Given instruction:
Quote word for word the lines below, beginning with the first and ending with the one that has "ax.major_label_standoff = 0". Drop the pictures.

Information shown:
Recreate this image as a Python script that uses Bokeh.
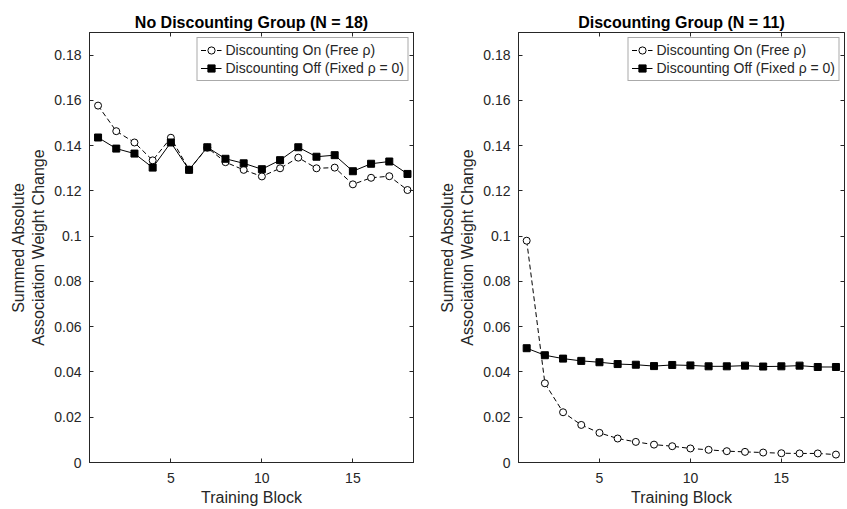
from bokeh.plotting import figure
from bokeh.layouts import row
from bokeh.models import LinearAxis, FixedTicker, CustomJSTickFormatter, Range1d
from bokeh.embed import file_html
from bokeh.resources import INLINE

# ---------------- data ----------------
blocks = list(range(1, 19))
nodisc_on = [0.1577, 0.1464, 0.1414, 0.1335, 0.1435, 0.1294, 0.1391, 0.1327, 0.1293,
             0.1264, 0.1300, 0.1347, 0.1300, 0.1303, 0.1229, 0.1258, 0.1265, 0.1204]
nodisc_off = [0.1436, 0.1387, 0.1365, 0.1303, 0.1414, 0.1293, 0.1393, 0.1342, 0.1322,
              0.1296, 0.1336, 0.1393, 0.1351, 0.1358, 0.1287, 0.1320, 0.1330, 0.1275]
disc_on = [0.0980, 0.0350, 0.0222, 0.0166, 0.0131, 0.0106, 0.0091, 0.0079, 0.0072,
           0.0062, 0.0056, 0.0050, 0.0047, 0.0044, 0.0041, 0.0040, 0.0040, 0.0035]
disc_off = [0.0505, 0.0474, 0.0459, 0.0449, 0.0443, 0.0435, 0.0432, 0.0426, 0.0431,
            0.0429, 0.0425, 0.0425, 0.0428, 0.0424, 0.0425, 0.0428, 0.0422, 0.0422]

x_ticks = [5, 10, 15]
y_ticks = [0, 0.02, 0.04, 0.06, 0.08, 0.1, 0.12, 0.14, 0.16, 0.18]
y_tick_labels = ["0", "0.02", "0.04", "0.06", "0.08", "0.1", "0.12", "0.14", "0.16", "0.18"]

titles = ["No Discounting Group (N = 18)", "Discounting Group (N = 11)"]
label_on = "Discounting On (Free \u03c1)"
label_off = "Discounting Off (Fixed \u03c1 = 0)"
x_label = "Training Block"
y_label = "Summed Absolute\nAssociation Weight Change"

FONT = "Liberation Sans"
AX = "#262626"


def y_formatter():
    return CustomJSTickFormatter(
        args=dict(yt=y_ticks, yl=y_tick_labels),
        code="const i = yt.findIndex(t => Math.abs(t - tick) < 1e-9); return i >= 0 ? yl[i] : '';",
    )


def style_axis(ax, show_labels=True):
    ax.axis_line_color = AX
    ax.axis_line_width = 1
    ax.major_tick_line_color = AX
    ax.major_tick_in = 4
    ax.major_tick_out = 0
    ax.minor_tick_line_color = None
    ax.major_label_text_font = FONT
    ax.major_label_text_color = AX
    ax.major_label_text_font_size = "14px"
    if not show_labels:
        ax.formatter = CustomJSTickFormatter(code="return '';")
        ax.major_label_standoff = 0


def make_panel(title, on, off, xr, width, mbl, mbr):
    p = figure(width=width, height=509, x_range=Range1d(*xr), y_range=Range1d(0, 0.19),
               output_backend="svg", toolbar_location=None,
               min_border_left=mbl, min_border_right=mbr,
               min_border_top=32, min_border_bottom=47)
    p.title.text = title
    p.title.align = "center"
    p.title.text_font = FONT
    p.title.text_font_size = "16px"
    p.title.text_font_style = "bold"
    p.title.text_color = "#000000"
    p.title.standoff = 4
    p.xgrid.visible = False
    p.ygrid.visible = False
    p.outline_line_color = AX
    p.outline_line_alpha = 1
    p.outline_line_width = 1
    p.background_fill_color = "white"
    p.border_fill_color = "white"

    p.xaxis.ticker = FixedTicker(ticks=x_ticks)
    p.yaxis.ticker = FixedTicker(ticks=y_ticks)
    p.yaxis.formatter = y_formatter()
    for ax in p.xaxis + p.yaxis:
        style_axis(ax)
        ax.axis_label_text_font = FONT
        ax.axis_label_text_font_size = "16px"
        ax.axis_label_text_font_style = "normal"
        ax.axis_label_text_color = AX
    p.xaxis.axis_label = x_label
    p.xaxis.major_label_standoff = 10
    p.xaxis.axis_label_standoff = 3
    p.yaxis.axis_label = y_label
    p.yaxis.major_label_standoff = 8
    p.yaxis.axis_label_standoff = 4

    top = LinearAxis(ticker=FixedTicker(ticks=x_ticks))
    style_axis(top, show_labels=False)
    p.add_layout(top, "above")
    right = LinearAxis(ticker=FixedTicker(ticks=y_ticks))
    style_axis(right, show_labels=False)
    p.add_layout(right, "right")

    p.line(blocks, on, line_color="black", line_width=1, line_dash="5 3", legend_label=label_on)
    p.scatter(blocks, on, marker="circle", size=7, fill_color="white", line_color="black",
              line_width=1, legend_label=label_on)
    p.line(blocks, off, line_color="black", line_width=1, legend_label=label_off)
    p.scatter(blocks, off, marker="square", size=7, fill_color="black", line_color="black",
              line_width=1, legend_label=label_off)

    lg = p.legend[0]
    lg.location = "top_right"
    lg.margin = 5
    lg.padding = 3
    lg.spacing = 0
    lg.glyph_width = 21
    lg.glyph_height = 18
    lg.label_height = 18
    lg.label_standoff = 4
    lg.label_text_font = FONT
    lg.label_text_font_size = "14px"
    lg.label_text_color = AX
    lg.border_line_color = "#555555"
    lg.border_line_width = 1
    lg.background_fill_color = "white"
    lg.background_fill_alpha = 1
    return p


p1 = make_panel(titles[0], nodisc_on, nodisc_off, (0.53, 18.33), 430, 89, 17)
p2 = make_panel(titles[1], disc_on, disc_off, (0.55, 18.47), 417, 88, 3)

layout = row(p1, p2)
open("out.html", "w").write(file_html(layout, INLINE))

Solved problem:
Recreate this image as a Python script that uses Bokeh.
from bokeh.plotting import figure
from bokeh.layouts import row
from bokeh.models import LinearAxis, FixedTicker, CustomJSTickFormatter, Range1d
from bokeh.embed import file_html
from bokeh.resources import INLINE

# ---------------- data ----------------
blocks = list(range(1, 19))
nodisc_on = [0.1577, 0.1464, 0.1414, 0.1335, 0.1435, 0.1294, 0.1391, 0.1327, 0.1293,
             0.1264, 0.1300, 0.1347, 0.1300, 0.1303, 0.1229, 0.1258, 0.1265, 0.1204]
nodisc_off = [0.1436, 0.1387, 0.1365, 0.1303, 0.1414, 0.1293, 0.1393, 0.1342, 0.1322,
              0.1296, 0.1336, 0.1393, 0.1351, 0.1358, 0.1287, 0.1320, 0.1330, 0.1275]
disc_on = [0.0980, 0.0350, 0.0222, 0.0166, 0.0131, 0.0106, 0.0091, 0.0079, 0.0072,
           0.0062, 0.0056, 0.0050, 0.0047, 0.0044, 0.0041, 0.0040, 0.0040, 0.0035]
disc_off = [0.0505, 0.0474, 0.0459, 0.0449, 0.0443, 0.0435, 0.0432, 0.0426, 0.0431,
            0.0429, 0.0425, 0.0425, 0.0428, 0.0424, 0.0425, 0.0428, 0.0422, 0.0422]

x_ticks = [5, 10, 15]
y_ticks = [0, 0.02, 0.04, 0.06, 0.08, 0.1, 0.12, 0.14, 0.16, 0.18]
y_tick_labels = ["0", "0.02", "0.04", "0.06", "0.08", "0.1", "0.12", "0.14", "0.16", "0.18"]

titles = ["No Discounting Group (N = 18)", "Discounting Group (N = 11)"]
label_on = "Discounting On (Free \u03c1)"
label_off = "Discounting Off (Fixed \u03c1 = 0)"
x_label = "Training Block"
y_label = "Summed Absolute\nAssociation Weight Change"

FONT = "Liberation Sans"
AX = "#262626"


def y_formatter():
    return CustomJSTickFormatter(
        args=dict(yt=y_ticks, yl=y_tick_labels),
        code="const i = yt.findIndex(t => Math.abs(t - tick) < 1e-9); return i >= 0 ? yl[i] : '';",
    )


def style_axis(ax, show_labels=True):
    ax.axis_line_color = AX
    ax.axis_line_width = 1
    ax.major_tick_line_color = AX
    ax.major_tick_in = 4
    ax.major_tick_out = 0
    ax.minor_tick_line_color = None
    ax.major_label_text_font = FONT
    ax.major_label_text_color = AX
    ax.major_label_text_font_size = "14px"
    if not show_labels:
        ax.formatter = CustomJSTickFormatter(code="return '';")
        ax.major_label_standoff = 0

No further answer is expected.